* [What the task asks] Print only the lines from the top of the data through the line with "(0,0) rectangle (1092,1000);", both included, skipping every picture.

* [Material provided]
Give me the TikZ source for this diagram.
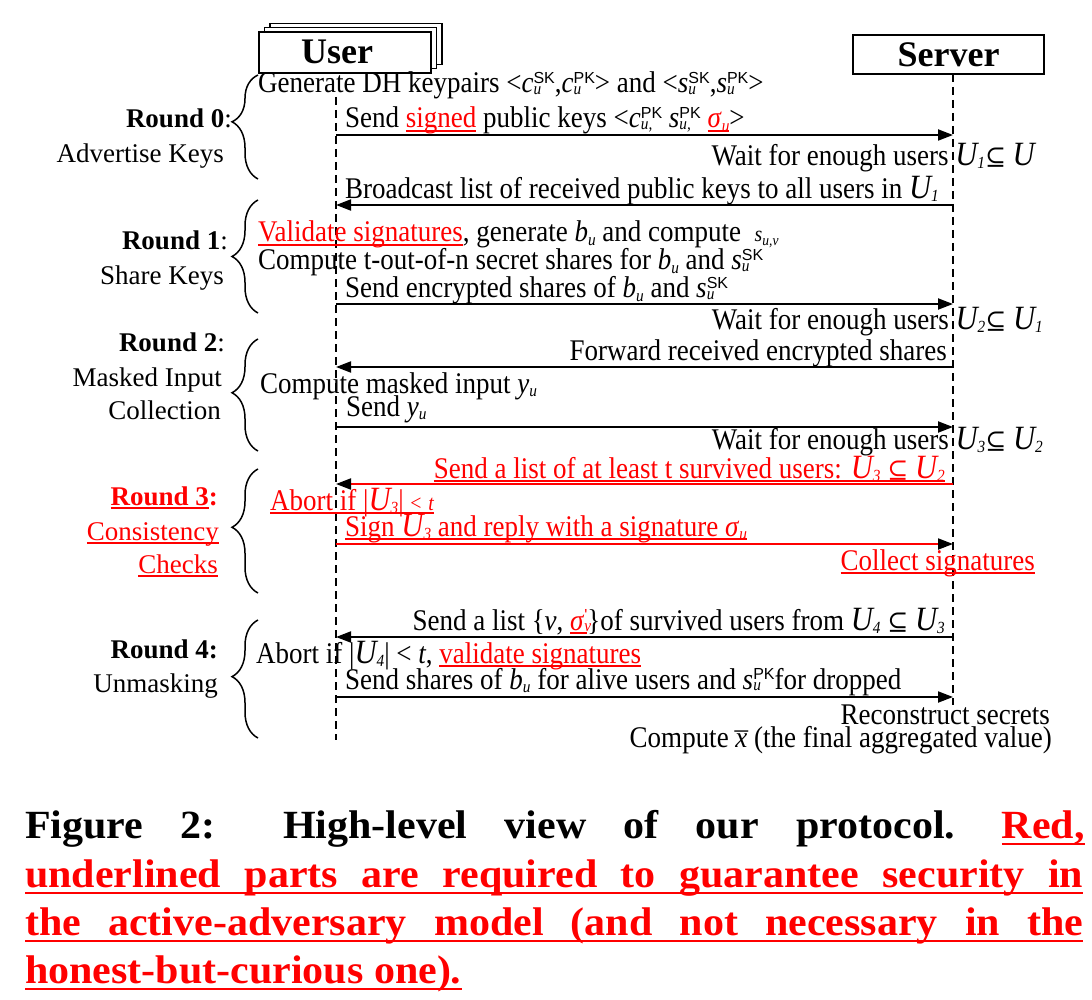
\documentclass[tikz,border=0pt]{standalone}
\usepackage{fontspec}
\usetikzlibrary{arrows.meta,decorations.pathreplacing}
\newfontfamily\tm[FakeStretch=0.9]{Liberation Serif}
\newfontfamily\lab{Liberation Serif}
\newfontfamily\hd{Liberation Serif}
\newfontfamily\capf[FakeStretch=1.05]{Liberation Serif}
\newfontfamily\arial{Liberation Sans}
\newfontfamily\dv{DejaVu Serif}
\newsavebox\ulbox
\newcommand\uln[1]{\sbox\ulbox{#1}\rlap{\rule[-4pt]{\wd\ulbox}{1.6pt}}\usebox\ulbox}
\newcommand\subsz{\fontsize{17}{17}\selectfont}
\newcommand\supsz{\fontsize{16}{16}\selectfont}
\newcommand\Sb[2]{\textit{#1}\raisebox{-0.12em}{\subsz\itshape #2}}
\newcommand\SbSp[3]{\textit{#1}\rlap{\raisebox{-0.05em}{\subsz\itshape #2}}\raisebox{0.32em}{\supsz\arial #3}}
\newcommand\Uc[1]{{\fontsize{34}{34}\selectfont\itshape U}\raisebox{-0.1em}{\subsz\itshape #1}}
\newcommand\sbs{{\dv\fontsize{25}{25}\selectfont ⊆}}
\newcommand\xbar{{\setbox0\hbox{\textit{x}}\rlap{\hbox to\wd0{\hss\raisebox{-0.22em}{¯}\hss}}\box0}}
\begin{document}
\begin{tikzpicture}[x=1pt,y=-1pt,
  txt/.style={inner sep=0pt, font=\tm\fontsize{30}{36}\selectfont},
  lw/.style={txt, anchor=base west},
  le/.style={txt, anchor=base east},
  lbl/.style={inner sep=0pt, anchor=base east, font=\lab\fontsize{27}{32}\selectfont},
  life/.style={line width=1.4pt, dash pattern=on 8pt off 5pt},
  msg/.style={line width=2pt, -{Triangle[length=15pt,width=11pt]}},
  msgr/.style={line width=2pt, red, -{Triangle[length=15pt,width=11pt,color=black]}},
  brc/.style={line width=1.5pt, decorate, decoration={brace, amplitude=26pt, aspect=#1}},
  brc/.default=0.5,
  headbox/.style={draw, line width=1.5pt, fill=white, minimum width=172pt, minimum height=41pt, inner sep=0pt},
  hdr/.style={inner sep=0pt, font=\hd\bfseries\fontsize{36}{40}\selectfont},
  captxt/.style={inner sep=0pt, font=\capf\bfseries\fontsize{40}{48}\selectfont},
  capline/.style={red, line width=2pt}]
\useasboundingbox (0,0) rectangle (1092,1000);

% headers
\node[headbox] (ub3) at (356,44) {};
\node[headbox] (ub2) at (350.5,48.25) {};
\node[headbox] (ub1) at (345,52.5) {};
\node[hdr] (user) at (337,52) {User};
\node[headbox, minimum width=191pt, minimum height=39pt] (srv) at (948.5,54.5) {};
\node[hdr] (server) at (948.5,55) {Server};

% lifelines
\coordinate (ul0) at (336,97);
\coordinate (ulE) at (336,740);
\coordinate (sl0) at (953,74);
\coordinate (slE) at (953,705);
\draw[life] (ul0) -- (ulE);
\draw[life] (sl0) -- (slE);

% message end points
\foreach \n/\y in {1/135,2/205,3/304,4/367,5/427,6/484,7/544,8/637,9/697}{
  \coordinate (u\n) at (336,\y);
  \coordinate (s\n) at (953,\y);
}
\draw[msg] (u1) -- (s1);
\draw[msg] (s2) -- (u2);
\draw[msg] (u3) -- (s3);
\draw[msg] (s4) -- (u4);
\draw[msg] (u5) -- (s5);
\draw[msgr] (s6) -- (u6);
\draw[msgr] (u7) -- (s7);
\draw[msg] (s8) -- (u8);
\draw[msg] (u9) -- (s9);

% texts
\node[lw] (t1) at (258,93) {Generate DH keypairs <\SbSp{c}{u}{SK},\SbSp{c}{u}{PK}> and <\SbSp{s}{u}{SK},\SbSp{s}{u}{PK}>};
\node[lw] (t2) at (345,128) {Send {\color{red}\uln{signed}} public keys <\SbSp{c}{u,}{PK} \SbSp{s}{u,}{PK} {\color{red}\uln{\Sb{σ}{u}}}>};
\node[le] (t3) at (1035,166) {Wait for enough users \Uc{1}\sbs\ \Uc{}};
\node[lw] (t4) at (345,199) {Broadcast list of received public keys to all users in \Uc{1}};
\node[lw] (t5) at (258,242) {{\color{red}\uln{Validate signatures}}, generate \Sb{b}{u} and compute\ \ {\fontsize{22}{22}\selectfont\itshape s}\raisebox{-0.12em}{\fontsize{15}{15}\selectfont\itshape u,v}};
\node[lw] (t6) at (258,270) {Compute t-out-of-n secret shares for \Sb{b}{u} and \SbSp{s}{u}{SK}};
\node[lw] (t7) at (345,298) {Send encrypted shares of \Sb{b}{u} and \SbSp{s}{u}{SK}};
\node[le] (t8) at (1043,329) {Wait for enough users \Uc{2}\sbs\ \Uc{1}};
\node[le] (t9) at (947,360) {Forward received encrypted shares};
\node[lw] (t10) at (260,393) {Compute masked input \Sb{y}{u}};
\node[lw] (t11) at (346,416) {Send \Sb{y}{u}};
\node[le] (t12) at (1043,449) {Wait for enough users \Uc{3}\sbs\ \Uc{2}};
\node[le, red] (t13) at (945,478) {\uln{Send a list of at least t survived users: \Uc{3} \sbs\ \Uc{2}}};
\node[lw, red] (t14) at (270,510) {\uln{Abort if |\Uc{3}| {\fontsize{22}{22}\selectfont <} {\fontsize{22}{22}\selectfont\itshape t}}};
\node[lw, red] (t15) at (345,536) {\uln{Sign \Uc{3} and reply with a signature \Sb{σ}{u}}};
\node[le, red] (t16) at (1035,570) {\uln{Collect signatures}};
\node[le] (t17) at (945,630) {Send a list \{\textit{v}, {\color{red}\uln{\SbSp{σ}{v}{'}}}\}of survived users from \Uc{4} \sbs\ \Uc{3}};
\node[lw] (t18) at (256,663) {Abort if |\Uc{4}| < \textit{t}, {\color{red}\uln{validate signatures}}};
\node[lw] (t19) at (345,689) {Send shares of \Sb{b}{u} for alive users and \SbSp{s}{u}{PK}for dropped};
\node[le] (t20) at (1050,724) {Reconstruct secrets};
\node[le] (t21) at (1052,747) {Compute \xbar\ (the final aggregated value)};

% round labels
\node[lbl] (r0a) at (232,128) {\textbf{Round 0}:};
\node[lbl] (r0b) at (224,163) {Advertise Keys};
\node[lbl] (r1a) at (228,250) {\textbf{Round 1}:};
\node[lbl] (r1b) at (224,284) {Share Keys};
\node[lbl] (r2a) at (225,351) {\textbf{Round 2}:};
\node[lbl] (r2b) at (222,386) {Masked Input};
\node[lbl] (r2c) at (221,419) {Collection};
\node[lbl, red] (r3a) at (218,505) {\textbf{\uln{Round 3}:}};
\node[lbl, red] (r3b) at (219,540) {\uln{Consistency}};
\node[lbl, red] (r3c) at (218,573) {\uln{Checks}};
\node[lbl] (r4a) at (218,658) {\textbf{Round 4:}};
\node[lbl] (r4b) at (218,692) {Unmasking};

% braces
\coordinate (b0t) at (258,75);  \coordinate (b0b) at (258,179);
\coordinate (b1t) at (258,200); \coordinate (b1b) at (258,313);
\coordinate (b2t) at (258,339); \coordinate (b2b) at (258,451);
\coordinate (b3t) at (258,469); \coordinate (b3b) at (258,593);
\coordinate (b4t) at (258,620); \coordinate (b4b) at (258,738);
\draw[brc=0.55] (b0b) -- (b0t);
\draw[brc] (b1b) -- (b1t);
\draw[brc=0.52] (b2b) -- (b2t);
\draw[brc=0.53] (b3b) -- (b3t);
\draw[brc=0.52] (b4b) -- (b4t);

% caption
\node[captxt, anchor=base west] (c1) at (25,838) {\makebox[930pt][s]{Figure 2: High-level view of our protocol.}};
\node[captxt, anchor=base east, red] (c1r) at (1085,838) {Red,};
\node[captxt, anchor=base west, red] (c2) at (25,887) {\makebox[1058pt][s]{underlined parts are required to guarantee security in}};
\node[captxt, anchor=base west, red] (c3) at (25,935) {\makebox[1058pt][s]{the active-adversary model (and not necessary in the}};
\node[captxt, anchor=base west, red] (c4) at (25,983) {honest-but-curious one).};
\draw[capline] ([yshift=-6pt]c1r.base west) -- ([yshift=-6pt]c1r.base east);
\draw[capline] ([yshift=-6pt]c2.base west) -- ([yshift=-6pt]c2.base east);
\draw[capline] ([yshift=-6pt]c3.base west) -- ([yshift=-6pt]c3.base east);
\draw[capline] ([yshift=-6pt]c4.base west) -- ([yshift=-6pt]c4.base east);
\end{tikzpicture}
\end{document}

* [Written reply]
Give me the TikZ source for this diagram.
\documentclass[tikz,border=0pt]{standalone}
\usepackage{fontspec}
\usetikzlibrary{arrows.meta,decorations.pathreplacing}
\newfontfamily\tm[FakeStretch=0.9]{Liberation Serif}
\newfontfamily\lab{Liberation Serif}
\newfontfamily\hd{Liberation Serif}
\newfontfamily\capf[FakeStretch=1.05]{Liberation Serif}
\newfontfamily\arial{Liberation Sans}
\newfontfamily\dv{DejaVu Serif}
\newsavebox\ulbox
\newcommand\uln[1]{\sbox\ulbox{#1}\rlap{\rule[-4pt]{\wd\ulbox}{1.6pt}}\usebox\ulbox}
\newcommand\subsz{\fontsize{17}{17}\selectfont}
\newcommand\supsz{\fontsize{16}{16}\selectfont}
\newcommand\Sb[2]{\textit{#1}\raisebox{-0.12em}{\subsz\itshape #2}}
\newcommand\SbSp[3]{\textit{#1}\rlap{\raisebox{-0.05em}{\subsz\itshape #2}}\raisebox{0.32em}{\supsz\arial #3}}
\newcommand\Uc[1]{{\fontsize{34}{34}\selectfont\itshape U}\raisebox{-0.1em}{\subsz\itshape #1}}
\newcommand\sbs{{\dv\fontsize{25}{25}\selectfont ⊆}}
\newcommand\xbar{{\setbox0\hbox{\textit{x}}\rlap{\hbox to\wd0{\hss\raisebox{-0.22em}{¯}\hss}}\box0}}
\begin{document}
\begin{tikzpicture}[x=1pt,y=-1pt,
  txt/.style={inner sep=0pt, font=\tm\fontsize{30}{36}\selectfont},
  lw/.style={txt, anchor=base west},
  le/.style={txt, anchor=base east},
  lbl/.style={inner sep=0pt, anchor=base east, font=\lab\fontsize{27}{32}\selectfont},
  life/.style={line width=1.4pt, dash pattern=on 8pt off 5pt},
  msg/.style={line width=2pt, -{Triangle[length=15pt,width=11pt]}},
  msgr/.style={line width=2pt, red, -{Triangle[length=15pt,width=11pt,color=black]}},
  brc/.style={line width=1.5pt, decorate, decoration={brace, amplitude=26pt, aspect=#1}},
  brc/.default=0.5,
  headbox/.style={draw, line width=1.5pt, fill=white, minimum width=172pt, minimum height=41pt, inner sep=0pt},
  hdr/.style={inner sep=0pt, font=\hd\bfseries\fontsize{36}{40}\selectfont},
  captxt/.style={inner sep=0pt, font=\capf\bfseries\fontsize{40}{48}\selectfont},
  capline/.style={red, line width=2pt}]
\useasboundingbox (0,0) rectangle (1092,1000);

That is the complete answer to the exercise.